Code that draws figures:
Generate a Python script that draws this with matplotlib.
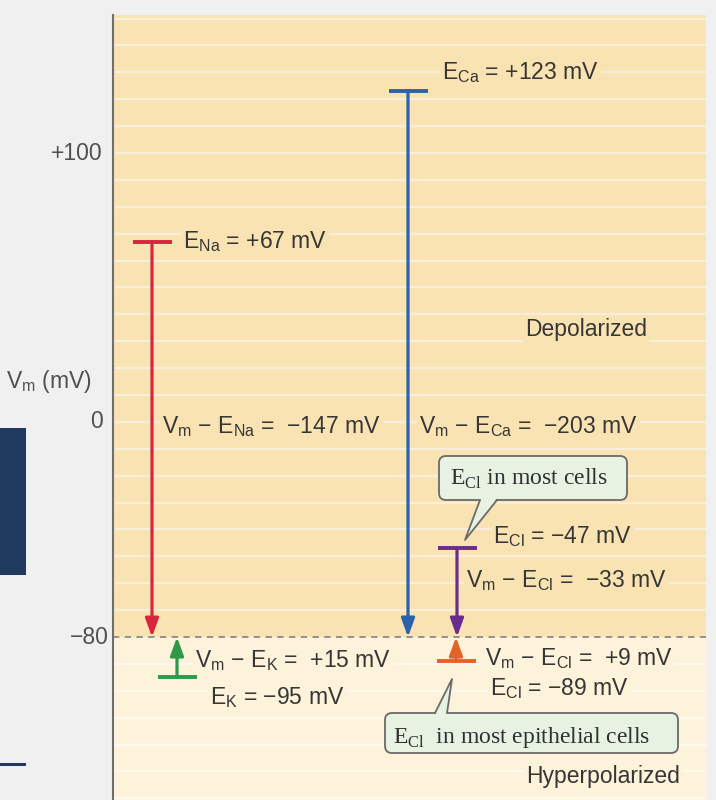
import matplotlib.pyplot as plt
import matplotlib as mpl
from matplotlib.patches import FancyBboxPatch, Polygon, Rectangle
from matplotlib.transforms import Affine2D, blended_transform_factory

#Global style parameters
mpl.rcParams['font.family'] = 'Liberation Sans'
mpl.rcParams['font.size'] = 16.5
mpl.rcParams['mathtext.fontset'] = 'custom'
mpl.rcParams['mathtext.rm'] = 'Liberation Sans'
mpl.rcParams['mathtext.sf'] = 'Liberation Serif'  # subscripts inside the serif callouts

#Data (mV)
v_m = -80
ions = ['Na', 'Ca', 'Cl', 'K', 'Cl']
e_ion = [67, 123, -47, -95, -89]
y_ticks = [100, 0, -80]
y_tick_labels = ['+100', '0', '\u221280']

#Layout (image pixels)
colors = ['#d8263d', '#2a63ac', '#6a2c8f', '#2e9a49', '#e3622a']
col_x = [152, 408, 457, 177, 456]
e_lab_pos = [(183, 248), (442, 79), (493, 543), (210, 704), (490, 695)]
d_lab_pos = [(162, 433), (419, 433), (466, 587), (195, 667), (485, 665)]

W, H = 716, 800
Y0, K = 421.9, 2.689          # pixel row of 0 mV, pixels per mV
UP, LOW = '#fae3b2', '#fdf2da'
STRIPE_UP, STRIPE_LOW = '#f8eedb', '#fffaf1'
TXT = '#363636'
GRAY = '#505050'

fig = plt.figure(figsize=(W / 100, H / 100), dpi=100, facecolor='#f0f0f0')
px = Affine2D().scale(1 / W, -1 / H).translate(0, 1) + fig.transFigure

ax = fig.add_axes([113 / W, 0, 593 / W, 785 / H])
ax.set_xlim(113, 706)
ax.set_ylim((Y0 - 800) / K, (Y0 - 15) / K)
ax.set_facecolor(UP)
ymin, ymax = ax.get_ylim()
ax.axhspan(ymin, v_m, color=LOW, lw=0, zorder=0.2)

#Stripes every 10 mV
for v in range(-140, 160, 10):
    if v == v_m:
        continue
    ax.axhline(v, color=STRIPE_UP if v > v_m else STRIPE_LOW, lw=1.6, zorder=0.5)
ax.axhline(v_m, color='#8a8a8a', ls=(0, (3.5, 3)), lw=1.3, zorder=1)

#Spines and ticks
for s in ['top', 'right', 'bottom']:
    ax.spines[s].set_visible(False)
ax.spines['left'].set_color('#6e6e6e')
ax.spines['left'].set_linewidth(1.5)
ax.set_xticks([])
ax.set_yticks([])

tick_tr = blended_transform_factory(px, ax.transData)
for v, lab, xr in zip(y_ticks, y_tick_labels, [102, 103, 109]):
    ax.text(xr, v, lab, transform=tick_tr, ha='right', va='center',
            color=GRAY, clip_on=False)


def mv(v):
    return f'{v:+d}'.replace('-', '\u2212')


def label(pos, s, **kw):
    bg = UP if pos[1] < 630 else LOW
    ax.text(pos[0], pos[1], s, transform=px, ha='left', va='baseline',
            color=TXT, zorder=2.5,
            bbox=dict(fc=bg, ec='none', pad=1.5), **kw)


#Arrows from each equilibrium potential to Vm
for ion, e, c, x, ep, dp in zip(ions, e_ion, colors, col_x, e_lab_pos, d_lab_pos):
    ax.annotate(
        '', xy=(x, v_m), xytext=(x, e),
        arrowprops=dict(arrowstyle='-|>,head_length=0.55,head_width=0.2',
                        color=c, lw=2.3, shrinkA=0, shrinkB=0,
                        mutation_scale=20),
        zorder=3
    )
    ax.plot([x - 19.5, x + 19.5], [e, e], color=c, lw=2.8,
            solid_capstyle='butt', zorder=3)
    label(ep, f'E$_\\mathrm{{{ion}}}$ = {mv(e)} mV')
    label(dp, f'V$_\\mathrm{{m}}$ \u2212 E$_\\mathrm{{{ion}}}$ =  {mv(v_m - e)} mV')

label((525, 336), 'Depolarized')
label((526, 783), 'Hyperpolarized')

#Callout boxes
callouts = [
    ((439, 456, 188, 44), (450, 485), 'E$_\\mathsf{Cl}$ in most cells',
     [(480, 500), (465, 540), (497, 500)], -2),
    ((385, 713, 293, 40), (393, 743), 'E$_\\mathsf{Cl}$  in most epithelial cells',
     [(435, 713), (452, 679), (447, 713)], 2),
]
BOX_FC, BOX_EC = '#e8f2e2', '#6a6a6a'
for (bx, by, bw, bh), tpos, txt, wedge, inset in callouts:
    ax.add_patch(FancyBboxPatch((bx, by), bw, bh, transform=px,
                                boxstyle='round,pad=0,rounding_size=7',
                                fc=BOX_FC, ec=BOX_EC, lw=1.3, zorder=5,
                                clip_on=False))
    fill = [(wedge[0][0], wedge[0][1] + inset), wedge[1],
            (wedge[2][0], wedge[2][1] + inset)]
    ax.add_patch(Polygon(fill, closed=True, transform=px, fc=BOX_FC,
                         ec='none', zorder=6, clip_on=False))
    ax.plot([p[0] for p in wedge], [p[1] for p in wedge], transform=px,
            color=BOX_EC, lw=1.3, zorder=6, clip_on=False)
    ax.text(tpos[0], tpos[1], txt, transform=px, ha='left', va='baseline',
            family='Liberation Serif', fontsize=17, color='#303030', zorder=7)

#Axis title and side decorations
fig.text(6, 388, 'V$_\\mathrm{m}$ (mV)', transform=px, ha='left',
         va='baseline', color=GRAY)
fig.add_artist(Rectangle((0, 428), 26, 147, transform=px, fc='#1f3a5e', ec='none'))
fig.add_artist(Rectangle((0, 763), 26, 3, transform=px, fc='#1f3a5e', ec='none'))

fig.savefig('out.png', dpi=100, facecolor=fig.get_facecolor())
print('\nGraph generated successfully')
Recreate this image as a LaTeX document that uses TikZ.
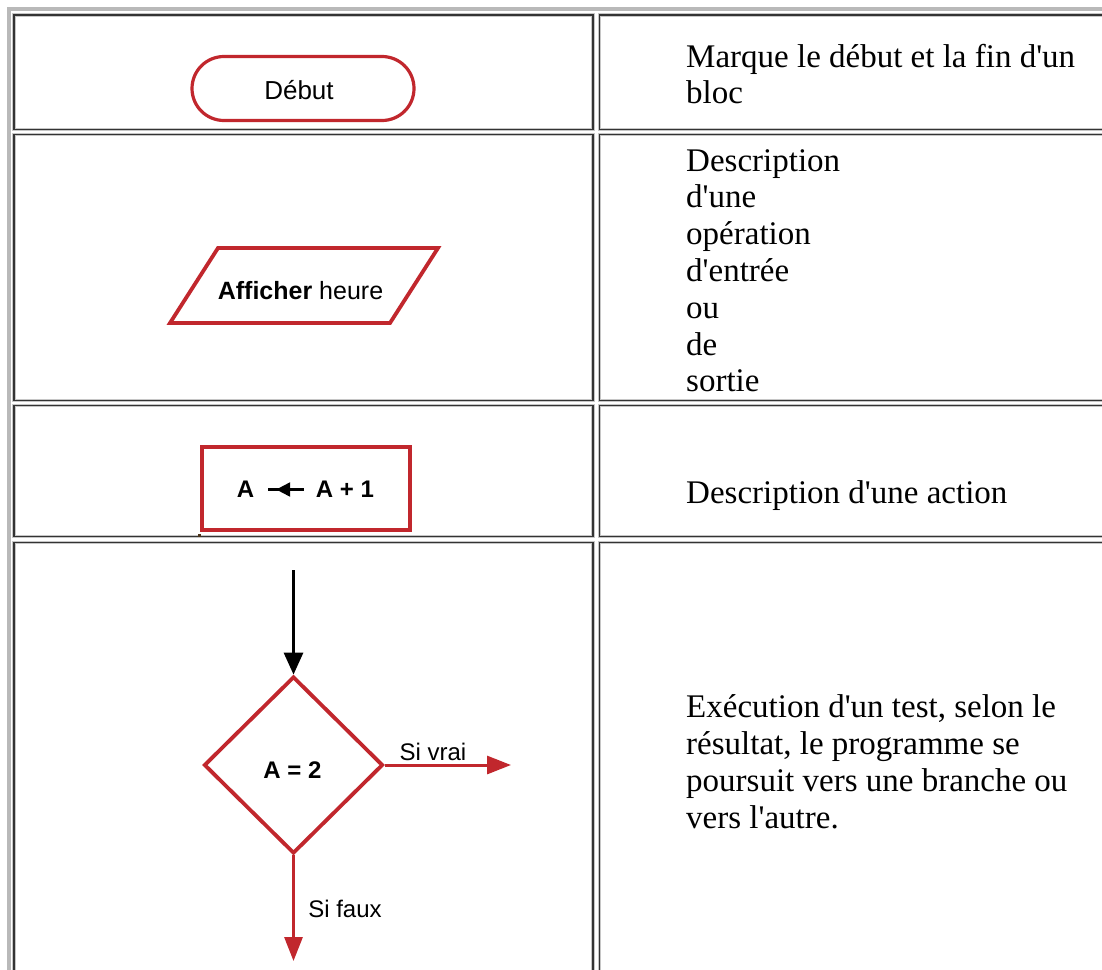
\documentclass[tikz,border=0pt]{standalone}
\usepackage{fontspec}
\setmainfont{Liberation Serif}[Ligatures=TeXOff]
\newfontfamily\labfont{Liberation Sans}
\usetikzlibrary{shapes.geometric,shapes.misc,arrows.meta,decorations.markings}
\definecolor{flowred}{RGB}{193,39,45}
\tikzset{
  cellframe/.style={draw=black!80, line width=1.4pt,
    preaction={draw=gray!45, line width=3.6pt}},
  desc/.style={anchor=base west, inner sep=0pt, font=\fontsize{33}{37}\selectfont},
  lab/.style={inner sep=0pt, font=\labfont\fontsize{24}{28}\selectfont},
  labbf/.style={inner sep=0pt, font=\labfont\bfseries\fontsize{24}{28}\selectfont},
  shapeline/.style={draw=flowred, line width=3.8pt, fill=white},
  redarrow/.style={draw=flowred, line width=3pt, -{Triangle[length=24pt,width=18pt]}},
}
\begin{document}
\begin{tikzpicture}[x=1pt,y=-1pt]
\useasboundingbox (0,0) rectangle (1102,969);
\clip (0,0) rectangle (1102,969);
\fill[white] (0,0) rectangle (1102,969);

% table frame and cells
\draw[gray!55, line width=4pt] (8.5,8.5) rectangle (1140,1000);
\foreach \top/\bot in {15/129.5, 134.5/400.5, 405.5/536.5, 542.5/1000} {
  \draw[cellframe] (14,\top) rectangle (593,\bot);
  \draw[cellframe] (599.5,\top) rectangle (1140,\bot);
}

% row 1: terminal
\node[rounded rectangle, shapeline, line width=3.2pt, minimum width=222pt,
      minimum height=64pt, inner sep=0pt,
      font=\labfont\fontsize{26}{30}\selectfont] (debut) at (303,88.5) {};
\node[inner sep=0pt, font=\labfont\fontsize{26}{30}\selectfont] (debuttext) at (299,90) {Début};

% row 2: input / output parallelogram
\coordinate (ioTL) at (218,248);
\coordinate (ioTR) at (438,248);
\coordinate (ioBR) at (390,323);
\coordinate (ioBL) at (170,323);
\draw[shapeline, line join=miter] (ioTL) -- (ioTR) -- (ioBR) -- (ioBL) -- cycle;
\node[inner sep=0pt, font=\labfont\fontsize{25}{29}\selectfont] (io) at (300.5,291)
      {\textbf{Afficher} heure};

% row 3: action
\node[rectangle, shapeline, minimum width=208pt, minimum height=83pt] (assign) at (306,488.5) {};
\draw[flowred, line width=3.5pt] ([yshift=-1.5pt]assign.north west) -- ([yshift=-1.5pt]assign.north east);
\fill[black!60!brown] (197.5,533.5) rectangle (200.5,536.5);
\node[labbf] (lhs) at (245.5,489.5) {A};
\node[labbf] (rhs) at (345,489.5) {A + 1};
\draw[line width=2.2pt,
      decoration={markings, mark=at position 0.78 with {\arrow{Triangle[length=14pt,width=14pt]}}},
      postaction={decorate}]
      ([xshift=-12pt]rhs.west) -- ([xshift=14pt]lhs.east);

% row 4: test
\node[diamond, shapeline, minimum width=179pt, minimum height=177pt, inner sep=0pt] (test) at (293.5,765) {};
\node[labbf] (cond) at (292.5,770) {A = 2};
\coordinate (in) at (293.5,570);
\coordinate (yes) at (511,765);
\coordinate (no) at (293.5,961);
\draw[line width=3pt, -{Triangle[length=22pt,width=19pt]}] (in) -- (test.north);
\draw[redarrow] (test.east) -- (yes);
\draw[redarrow] (test.south) -- (no);
\node[lab, anchor=base] (vrai) at (433,760) {Si vrai};
\node[lab, anchor=base] (faux) at (345,917) {Si faux};

% descriptions
\node[desc] (d1a) at (686,67) {Marque le début et la fin d'un};
\node[desc] (d1b) at (686,103) {bloc};
\foreach \t [count=\i from 0] in {Description, d'une, opération, d'entrée, ou, de, sortie}
  \node[desc] (d2-\i) at (686,171+36.8*\i) {\t};
\node[desc] (d3) at (686,503) {Description d'une action};
\foreach \t [count=\i from 0] in {{Exécution d'un test, selon le},
    {résultat, le programme se}, {poursuit vers une branche ou}, {vers l'autre.}}
  \node[desc] (d4-\i) at (686,717+37*\i) {\t};
\end{tikzpicture}
\end{document}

**WHAT IS EXPECTED**
Take every line from the data above that holds "with" and copy it out.

**WRITTEN SOLUTION**
Generate a Python script that draws this with matplotlib.
      decoration={markings, mark=at position 0.78 with {\arrow{Triangle[length=14pt,width=14pt]}}},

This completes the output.